Young’s decision to retire next year raised new concerns that
the practice of departing bonuses for top officials is an
unnecessary drain on university resources.
The most infamous example of this is the $1 million given to
departing UC President David Gardner in 1992. Gardner’s benefit
package was approved by the Board of Regents prior to his
retirement, at the same time they approved Young’s package.
However, just after Gardner left in 1992, the regents reformed
the retirement policies to lower the amount of benefits officials
would receive upon retirement.
Commonly referred to as a "golden parachute," Young called the
package "golden handcuffs." He explained the bonus was promised to
him in 1986 as an enticement for him to stay at his position at
UCLA rather than retiring or seeking a position elsewhere.

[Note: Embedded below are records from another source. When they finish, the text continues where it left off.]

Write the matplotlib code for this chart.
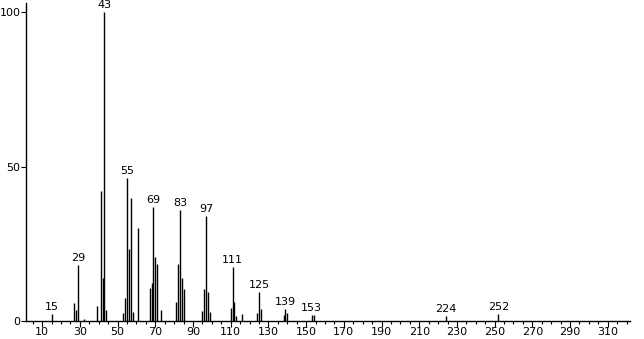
import matplotlib
matplotlib.use("Agg")
import matplotlib.pyplot as plt
from matplotlib.ticker import MultipleLocator, FixedLocator

# m/z values and relative intensities (%)
mz = [15, 27, 28, 29, 32, 39, 41, 42, 43, 44,
      53, 54, 55, 56, 57, 58, 61,
      67, 68, 69, 70, 71, 73,
      81, 82, 83, 84, 85,
      95, 96, 97, 98, 99,
      110, 111, 112, 113, 116,
      124, 125, 126, 138, 139, 140,
      153, 154, 224, 252]
intensity = [2.2, 5.8, 3.6, 18.0, 0.6, 4.9, 42.2, 14.0, 100.0, 3.6,
             2.6, 7.6, 46.2, 23.4, 39.8, 2.9, 30.1,
             10.8, 12.3, 36.9, 20.7, 18.6, 3.6,
             6.2, 18.5, 36.0, 13.9, 10.5,
             3.2, 10.5, 34.0, 9.4, 2.9,
             4.2, 17.5, 6.2, 1.6, 2.3,
             2.6, 9.3, 3.9, 1.9, 3.9, 2.6,
             1.9, 1.9, 1.5, 2.2]
labeled = [15, 29, 43, 55, 69, 83, 97, 111, 125, 139, 153, 224, 252]
xticks = list(range(10, 320, 20))
yticks = [0, 50, 100]

plt.rcParams['font.family'] = ['DejaVu Sans']
fig = plt.figure(figsize=(6.44, 3.39), dpi=100)
ax = fig.add_axes([26/644, 18/339, (630-26)/644, (321-3)/339])

ax.vlines(mz, 0, intensity, colors='black', linewidth=1.0)
lookup = dict(zip(mz, intensity))
for m in labeled:
    ax.annotate(str(m), (m, lookup[m]), xytext=(0, 1.5), textcoords='offset points',
                ha='center', va='bottom', fontsize=8, annotation_clip=False)

ax.set_xlim(1.4, 321.8)
ax.set_ylim(0, 103)
ax.xaxis.set_major_locator(FixedLocator(xticks))
ax.xaxis.set_minor_locator(MultipleLocator(5))
ax.yaxis.set_major_locator(FixedLocator(yticks))
ax.tick_params(axis='x', which='major', length=4, width=0.8, labelsize=8, pad=0.5)
ax.tick_params(axis='x', which='minor', length=2.5, width=0.8)
ax.tick_params(axis='y', which='major', length=3.5, width=0.8, labelsize=8, pad=0.5)
for s in ['top', 'right']:
    ax.spines[s].set_visible(False)
for s in ['left', 'bottom']:
    ax.spines[s].set_linewidth(1.0)

fig.savefig('out.png', dpi=100)
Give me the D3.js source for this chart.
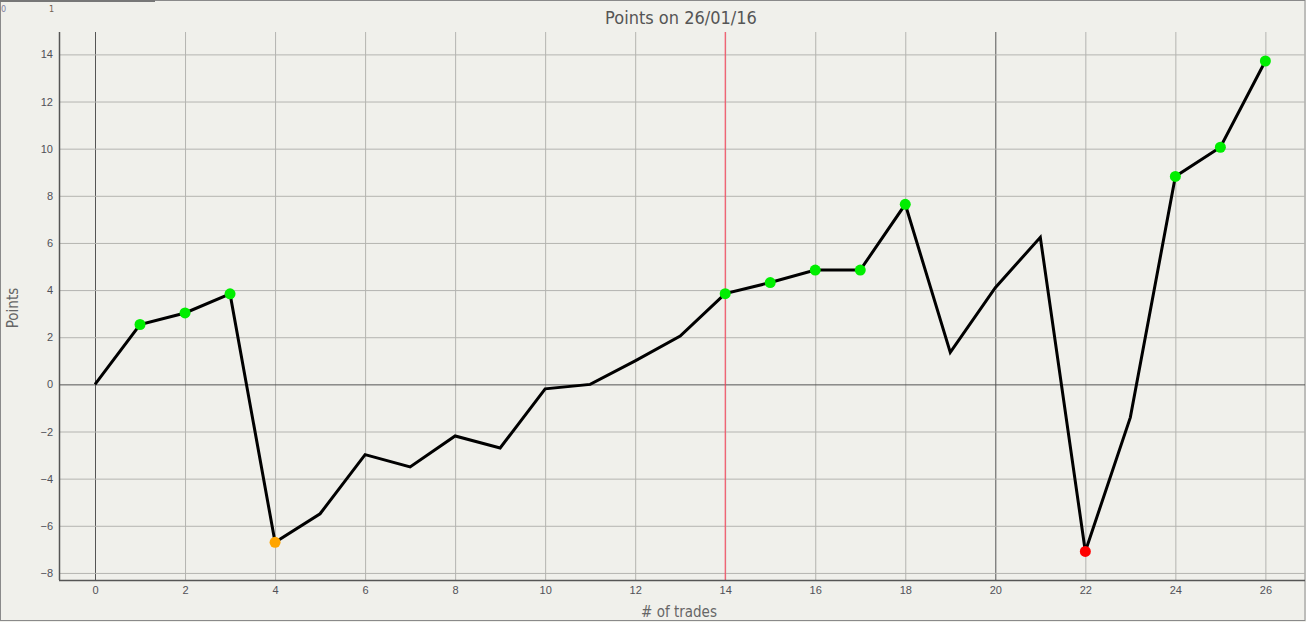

"I had lots of other offers at the time," Young said of the
agreement. "The (UC) president offered to have me stay. The golden
handcuffs were the incentive."
The contract Young signed with the university offering these
bonuses, which were approximated in 1992 to be close to
$150,000.
In 1991, a new contract was signed because changes in the
national tax laws put Young in a position where he would stand to
lose benefits if he remained with the university.
Since the Internal Revenue Code 415, passed in 1987, placed a
cap on the amount of benefits that could be earned, the new
contract gave Young back the benefits he would have otherwise lost,
explained Terry Colvin, a university spokesman.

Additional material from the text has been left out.